Multivariate Beta Mixture Model: Probabilistic Clustering With Flexible Cluster Shapes

TL;DR

The properties of MBMM are introduced, the parameter learning procedure is described, and the experimental results are presented, showing that MBMM fits diverse cluster shapes on synthetic and real datasets.

Abstract

This paper introduces the multivariate beta mixture model (MBMM), a new probabilistic model for soft clustering. MBMM adapts to diverse cluster shapes because of the flexible probability density function of the multivariate beta distribution. We introduce the properties of MBMM, describe the parameter learning procedure, and present the experimental results, showing that MBMM fits diverse cluster shapes on synthetic and real datasets. The code is released anonymously at https://github.com/hhchen1105/mbmm/.

Figures (6)

• Figure 1: Examples of the versatile shape of the bivariate beta distribution. The upper row shows three bivariate beta distributions with different parameters. The bottom row shows the marginal distribution of $x_1$ (i.e., the variable on the horizontal axis in the top row). This distribution can be symmetric unimodal (e.g., the left subfigure), skewed unimodal (e.g., the middle subfigure), or bimodal (e.g., the right subfigure).
• Figure 2: A comparison of the support of the Dirichlet distribution (left) and our multivariate beta distribution (right) with 3 variates. The Dirichlet distribution is only defined on $x_i \in (0, 1)$ such that $x_1 + x_2 + x_3 = 1$ (the standard 2-simplex in $R^3$).
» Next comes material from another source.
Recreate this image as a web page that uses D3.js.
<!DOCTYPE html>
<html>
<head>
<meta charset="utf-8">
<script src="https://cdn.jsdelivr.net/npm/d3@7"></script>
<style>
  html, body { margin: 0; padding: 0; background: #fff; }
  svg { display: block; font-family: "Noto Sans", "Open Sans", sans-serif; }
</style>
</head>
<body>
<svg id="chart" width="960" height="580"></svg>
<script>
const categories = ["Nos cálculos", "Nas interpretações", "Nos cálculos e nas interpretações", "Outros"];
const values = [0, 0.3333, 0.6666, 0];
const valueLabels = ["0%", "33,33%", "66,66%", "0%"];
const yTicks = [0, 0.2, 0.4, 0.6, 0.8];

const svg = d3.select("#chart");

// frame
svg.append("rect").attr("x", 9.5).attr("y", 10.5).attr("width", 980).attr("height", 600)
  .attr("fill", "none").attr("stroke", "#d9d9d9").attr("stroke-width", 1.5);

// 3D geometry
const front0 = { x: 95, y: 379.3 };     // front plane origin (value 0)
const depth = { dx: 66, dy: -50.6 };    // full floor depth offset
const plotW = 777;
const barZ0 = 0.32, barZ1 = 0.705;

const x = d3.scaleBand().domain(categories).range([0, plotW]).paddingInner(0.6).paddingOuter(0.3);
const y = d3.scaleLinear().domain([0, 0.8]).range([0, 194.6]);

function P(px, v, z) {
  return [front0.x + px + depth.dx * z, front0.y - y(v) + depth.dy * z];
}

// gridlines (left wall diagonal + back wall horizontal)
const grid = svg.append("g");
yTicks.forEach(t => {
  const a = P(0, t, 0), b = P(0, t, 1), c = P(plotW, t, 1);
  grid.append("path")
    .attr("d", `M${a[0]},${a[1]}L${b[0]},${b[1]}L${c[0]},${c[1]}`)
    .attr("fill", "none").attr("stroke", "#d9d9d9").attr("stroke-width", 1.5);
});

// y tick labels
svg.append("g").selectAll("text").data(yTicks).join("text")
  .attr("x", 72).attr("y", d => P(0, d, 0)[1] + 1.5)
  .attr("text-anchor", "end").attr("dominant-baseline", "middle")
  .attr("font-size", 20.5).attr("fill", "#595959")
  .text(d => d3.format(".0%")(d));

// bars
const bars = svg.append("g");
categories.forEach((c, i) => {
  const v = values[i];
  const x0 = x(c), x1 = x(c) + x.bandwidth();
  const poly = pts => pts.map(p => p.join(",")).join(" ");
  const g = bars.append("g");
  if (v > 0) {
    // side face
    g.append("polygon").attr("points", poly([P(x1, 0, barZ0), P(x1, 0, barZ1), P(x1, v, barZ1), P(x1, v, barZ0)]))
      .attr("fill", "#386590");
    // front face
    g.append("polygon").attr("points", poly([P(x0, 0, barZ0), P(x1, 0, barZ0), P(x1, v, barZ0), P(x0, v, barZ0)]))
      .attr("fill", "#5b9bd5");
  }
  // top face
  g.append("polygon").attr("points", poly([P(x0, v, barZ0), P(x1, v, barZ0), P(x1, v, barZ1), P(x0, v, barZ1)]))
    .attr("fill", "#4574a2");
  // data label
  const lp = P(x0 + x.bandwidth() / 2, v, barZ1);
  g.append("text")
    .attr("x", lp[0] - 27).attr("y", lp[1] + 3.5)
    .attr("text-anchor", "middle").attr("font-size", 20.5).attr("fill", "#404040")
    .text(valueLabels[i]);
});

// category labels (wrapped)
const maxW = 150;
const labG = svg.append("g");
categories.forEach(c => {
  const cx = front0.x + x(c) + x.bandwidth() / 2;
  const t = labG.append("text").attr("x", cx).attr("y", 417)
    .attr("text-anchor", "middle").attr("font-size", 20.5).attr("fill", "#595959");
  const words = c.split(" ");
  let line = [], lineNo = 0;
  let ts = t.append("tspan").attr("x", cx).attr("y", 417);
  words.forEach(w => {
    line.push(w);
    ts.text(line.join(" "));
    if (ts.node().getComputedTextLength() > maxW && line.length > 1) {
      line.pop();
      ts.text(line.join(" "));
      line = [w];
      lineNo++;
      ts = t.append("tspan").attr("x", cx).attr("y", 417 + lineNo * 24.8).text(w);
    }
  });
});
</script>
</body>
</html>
On the contrary, our multivariate beta distribution is defined on $(0,1)^3$ (the unit cube in $R^3$), which is a superset of the Dirichlet distribution.
• Figure 3: Graphical representation of the multivariate beta mixture model
• Figure 4: Clustering algorithms on synthetic datasets
• Figure 5: Upper row: data points clustered by the MBMM; bottom row: PDFs based on the fitted parameters.